* Work required:
Output the material beneath this task exactly, images excluded.

* Source excerpt:
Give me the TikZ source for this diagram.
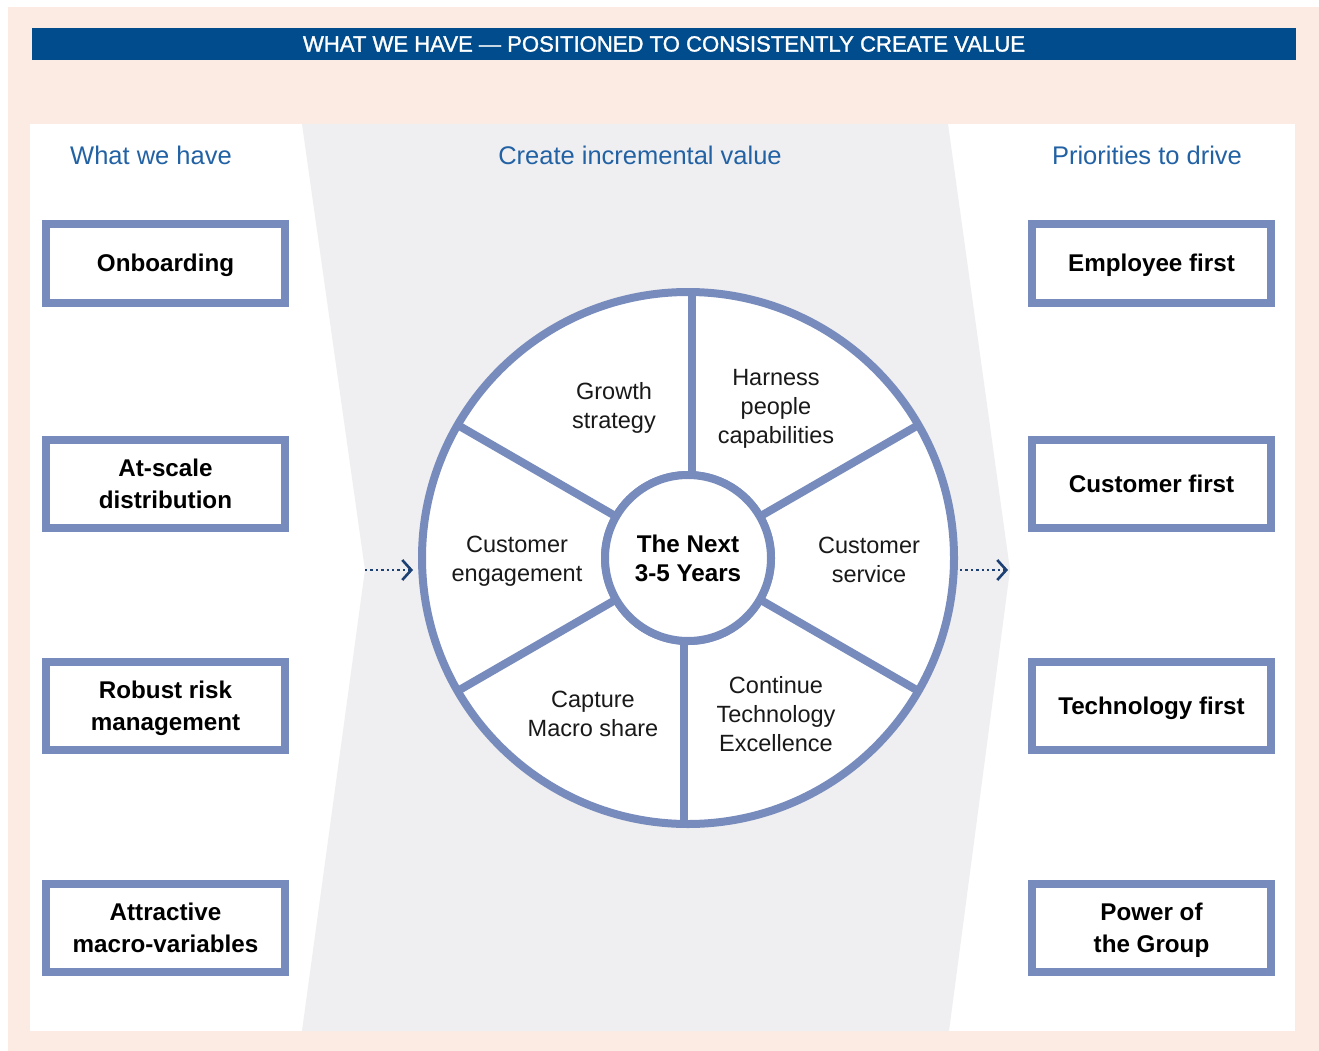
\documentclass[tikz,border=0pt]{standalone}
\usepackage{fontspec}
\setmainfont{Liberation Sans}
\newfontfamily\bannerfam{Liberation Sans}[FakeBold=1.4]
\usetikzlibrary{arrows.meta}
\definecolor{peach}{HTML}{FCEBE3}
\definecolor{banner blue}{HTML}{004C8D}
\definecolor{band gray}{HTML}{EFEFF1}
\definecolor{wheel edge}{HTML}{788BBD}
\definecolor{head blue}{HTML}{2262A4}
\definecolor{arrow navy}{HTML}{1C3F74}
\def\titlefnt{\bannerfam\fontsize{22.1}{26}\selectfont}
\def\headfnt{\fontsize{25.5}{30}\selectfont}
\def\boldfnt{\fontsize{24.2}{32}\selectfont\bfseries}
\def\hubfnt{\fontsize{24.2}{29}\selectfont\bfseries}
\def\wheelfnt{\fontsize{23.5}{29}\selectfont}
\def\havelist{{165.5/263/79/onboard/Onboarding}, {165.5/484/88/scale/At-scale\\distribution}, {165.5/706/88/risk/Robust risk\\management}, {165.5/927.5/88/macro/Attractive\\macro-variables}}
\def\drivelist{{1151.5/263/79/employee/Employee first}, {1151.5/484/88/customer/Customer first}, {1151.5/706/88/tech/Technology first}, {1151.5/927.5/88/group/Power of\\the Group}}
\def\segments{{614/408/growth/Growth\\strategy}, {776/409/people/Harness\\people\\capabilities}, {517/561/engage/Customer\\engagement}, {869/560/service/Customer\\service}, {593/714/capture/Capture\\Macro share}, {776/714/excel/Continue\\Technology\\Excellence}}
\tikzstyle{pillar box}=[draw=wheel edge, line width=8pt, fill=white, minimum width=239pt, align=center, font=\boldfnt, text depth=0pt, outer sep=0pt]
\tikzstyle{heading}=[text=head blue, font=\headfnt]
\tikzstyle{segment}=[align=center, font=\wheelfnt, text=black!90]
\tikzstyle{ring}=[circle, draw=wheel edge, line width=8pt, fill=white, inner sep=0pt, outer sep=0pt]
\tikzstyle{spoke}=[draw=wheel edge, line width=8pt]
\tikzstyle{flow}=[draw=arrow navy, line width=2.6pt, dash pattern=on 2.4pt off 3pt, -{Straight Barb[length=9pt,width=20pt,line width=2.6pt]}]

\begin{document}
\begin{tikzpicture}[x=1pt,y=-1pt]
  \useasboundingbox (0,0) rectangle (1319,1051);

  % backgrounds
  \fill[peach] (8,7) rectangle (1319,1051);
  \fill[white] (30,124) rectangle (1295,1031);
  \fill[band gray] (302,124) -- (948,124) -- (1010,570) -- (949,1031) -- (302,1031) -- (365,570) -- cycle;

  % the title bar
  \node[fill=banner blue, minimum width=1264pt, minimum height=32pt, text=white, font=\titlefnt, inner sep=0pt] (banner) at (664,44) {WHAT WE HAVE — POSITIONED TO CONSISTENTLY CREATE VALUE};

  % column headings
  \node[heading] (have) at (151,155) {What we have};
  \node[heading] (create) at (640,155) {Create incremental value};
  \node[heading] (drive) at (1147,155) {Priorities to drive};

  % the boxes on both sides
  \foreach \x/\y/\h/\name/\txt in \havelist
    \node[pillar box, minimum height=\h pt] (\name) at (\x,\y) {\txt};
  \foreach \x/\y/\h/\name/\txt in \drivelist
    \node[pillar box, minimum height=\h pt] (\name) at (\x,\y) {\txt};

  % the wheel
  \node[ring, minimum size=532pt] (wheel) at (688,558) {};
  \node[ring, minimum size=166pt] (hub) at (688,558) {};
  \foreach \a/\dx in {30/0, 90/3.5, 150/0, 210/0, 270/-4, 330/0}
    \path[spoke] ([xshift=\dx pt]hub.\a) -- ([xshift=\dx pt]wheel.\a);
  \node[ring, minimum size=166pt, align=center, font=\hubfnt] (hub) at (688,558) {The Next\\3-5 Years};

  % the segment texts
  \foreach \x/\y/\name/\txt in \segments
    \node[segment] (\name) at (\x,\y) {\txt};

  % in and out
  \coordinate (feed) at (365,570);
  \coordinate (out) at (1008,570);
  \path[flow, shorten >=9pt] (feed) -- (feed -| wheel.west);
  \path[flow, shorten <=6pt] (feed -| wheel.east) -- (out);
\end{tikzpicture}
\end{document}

* Response:
Give me the TikZ source for this diagram.
\documentclass[tikz,border=0pt]{standalone}
\usepackage{fontspec}
\setmainfont{Liberation Sans}
\newfontfamily\bannerfam{Liberation Sans}[FakeBold=1.4]
\usetikzlibrary{arrows.meta}
\definecolor{peach}{HTML}{FCEBE3}
\definecolor{banner blue}{HTML}{004C8D}
\definecolor{band gray}{HTML}{EFEFF1}
\definecolor{wheel edge}{HTML}{788BBD}
\definecolor{head blue}{HTML}{2262A4}
\definecolor{arrow navy}{HTML}{1C3F74}
\def\titlefnt{\bannerfam\fontsize{22.1}{26}\selectfont}
\def\headfnt{\fontsize{25.5}{30}\selectfont}
\def\boldfnt{\fontsize{24.2}{32}\selectfont\bfseries}
\def\hubfnt{\fontsize{24.2}{29}\selectfont\bfseries}
\def\wheelfnt{\fontsize{23.5}{29}\selectfont}
\def\havelist{{165.5/263/79/onboard/Onboarding}, {165.5/484/88/scale/At-scale\\distribution}, {165.5/706/88/risk/Robust risk\\management}, {165.5/927.5/88/macro/Attractive\\macro-variables}}
\def\drivelist{{1151.5/263/79/employee/Employee first}, {1151.5/484/88/customer/Customer first}, {1151.5/706/88/tech/Technology first}, {1151.5/927.5/88/group/Power of\\the Group}}
\def\segments{{614/408/growth/Growth\\strategy}, {776/409/people/Harness\\people\\capabilities}, {517/561/engage/Customer\\engagement}, {869/560/service/Customer\\service}, {593/714/capture/Capture\\Macro share}, {776/714/excel/Continue\\Technology\\Excellence}}
\tikzstyle{pillar box}=[draw=wheel edge, line width=8pt, fill=white, minimum width=239pt, align=center, font=\boldfnt, text depth=0pt, outer sep=0pt]
\tikzstyle{heading}=[text=head blue, font=\headfnt]
\tikzstyle{segment}=[align=center, font=\wheelfnt, text=black!90]
\tikzstyle{ring}=[circle, draw=wheel edge, line width=8pt, fill=white, inner sep=0pt, outer sep=0pt]
\tikzstyle{spoke}=[draw=wheel edge, line width=8pt]
\tikzstyle{flow}=[draw=arrow navy, line width=2.6pt, dash pattern=on 2.4pt off 3pt, -{Straight Barb[length=9pt,width=20pt,line width=2.6pt]}]

\begin{document}
\begin{tikzpicture}[x=1pt,y=-1pt]
  \useasboundingbox (0,0) rectangle (1319,1051);

  % backgrounds
  \fill[peach] (8,7) rectangle (1319,1051);
  \fill[white] (30,124) rectangle (1295,1031);
  \fill[band gray] (302,124) -- (948,124) -- (1010,570) -- (949,1031) -- (302,1031) -- (365,570) -- cycle;

  % the title bar
  \node[fill=banner blue, minimum width=1264pt, minimum height=32pt, text=white, font=\titlefnt, inner sep=0pt] (banner) at (664,44) {WHAT WE HAVE — POSITIONED TO CONSISTENTLY CREATE VALUE};

  % column headings
  \node[heading] (have) at (151,155) {What we have};
  \node[heading] (create) at (640,155) {Create incremental value};
  \node[heading] (drive) at (1147,155) {Priorities to drive};

  % the boxes on both sides
  \foreach \x/\y/\h/\name/\txt in \havelist
    \node[pillar box, minimum height=\h pt] (\name) at (\x,\y) {\txt};
  \foreach \x/\y/\h/\name/\txt in \drivelist
    \node[pillar box, minimum height=\h pt] (\name) at (\x,\y) {\txt};

  % the wheel
  \node[ring, minimum size=532pt] (wheel) at (688,558) {};
  \node[ring, minimum size=166pt] (hub) at (688,558) {};
  \foreach \a/\dx in {30/0, 90/3.5, 150/0, 210/0, 270/-4, 330/0}
    \path[spoke] ([xshift=\dx pt]hub.\a) -- ([xshift=\dx pt]wheel.\a);
  \node[ring, minimum size=166pt, align=center, font=\hubfnt] (hub) at (688,558) {The Next\\3-5 Years};

  % the segment texts
  \foreach \x/\y/\name/\txt in \segments
    \node[segment] (\name) at (\x,\y) {\txt};

  % in and out
  \coordinate (feed) at (365,570);
  \coordinate (out) at (1008,570);
  \path[flow, shorten >=9pt] (feed) -- (feed -| wheel.west);
  \path[flow, shorten <=6pt] (feed -| wheel.east) -- (out);
\end{tikzpicture}
\end{document}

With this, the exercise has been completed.